Of the newly arrived immigrants, 60 percent have very limited education, and many are illiterate, according to statistics from the Swedish Public Employment Service. This makes it very difficult for them to meet the high demands of the already strained Swedish employment market. According to Eurostat, the European Union’s directorate-general for statistics, only 2.5 percent of the available jobs are actually open to this group, compared to 17 percent in the EU as a whole.

Many of these immigrants wind up with their kin in suburbs like Husby, locked into permanent unemployment. This in turn affects their children, who grow up in difficult economic circumstances and with little contact with the rest of Swedish society. The economic crisis has also hit this group hard, with cutbacks on various support measures.

Nima Gholam Ali Pour, commentator and former politician, explained: “Many of these youths never get out of their own areas, so they don’t really have an idea of what Sweden, or even the rest of Stockholm, looks like.”

“They only know their own block,” he said. “They have never really been shown how democracy works, and that very limited image of democracy that they have been exposed to is not a positive one.”

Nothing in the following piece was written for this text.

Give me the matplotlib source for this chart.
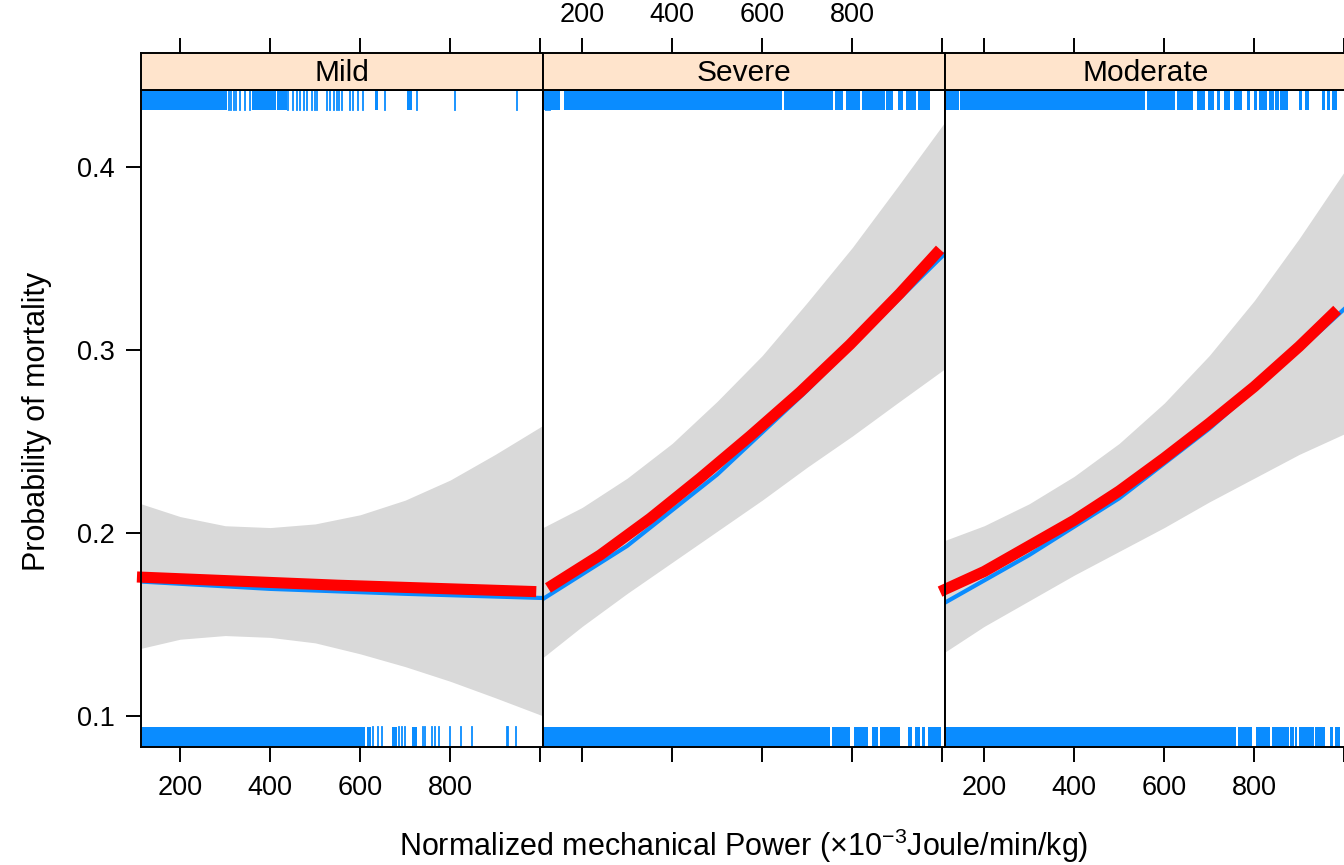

Pour said that in a liberal democracy, everyone has the freedom to do what they want, as long as they respect the freedom of others as well. The rioting youths, however, are limiting the freedom of others, he said. “If someone parks their car somewhere, I can’t go and set it on fire. If I do, I’m trampling on his freedom.”  

Criminologist Jerzy Sarnecki told Swedish newspaper Aftonbladet that there are often legitimate grievances behind these kinds of riots, such as problems with education, unemployment, or perceived abuse from the police.

Violent individuals often pick up on this antagonism and use it to further their own agendas, Sarnecki said. “They use it for their own purposes, which is often about power, the satisfaction in getting revenge, or showing off in front of their friends,” he said.

Eight days after the riots began, things are getting back to normal, at least in Stockholm, said Kjell Lindgren, press spokesperson for the Stockholm police.

At the height of the unrest, the Stockholm police had to call for reinforcements from other parts of Sweden. The reinforcements are now leaving. The police will keep up a presence in the restive areas, though. “Our reasoning is that it’s not good for the suburbs if we all just leave now. We are in this for the long haul,” he said. Many residents have questions, and Lindgren said that the police want to stay around to help explain things to them.

The situation has put a lot of strain on the residents of the affected areas, according to Lindgren. After a hard day’s work, many of them will lie awake at night, wondering if their car and workplace will still be in one piece tomorrow, and if they will be able to send their children to school.

The criminal investigations will also continue, Lindgren indicated: “We have many investigations where we have good hopes of bringing the people who have caused all this unrest here in Stockholm to justice.”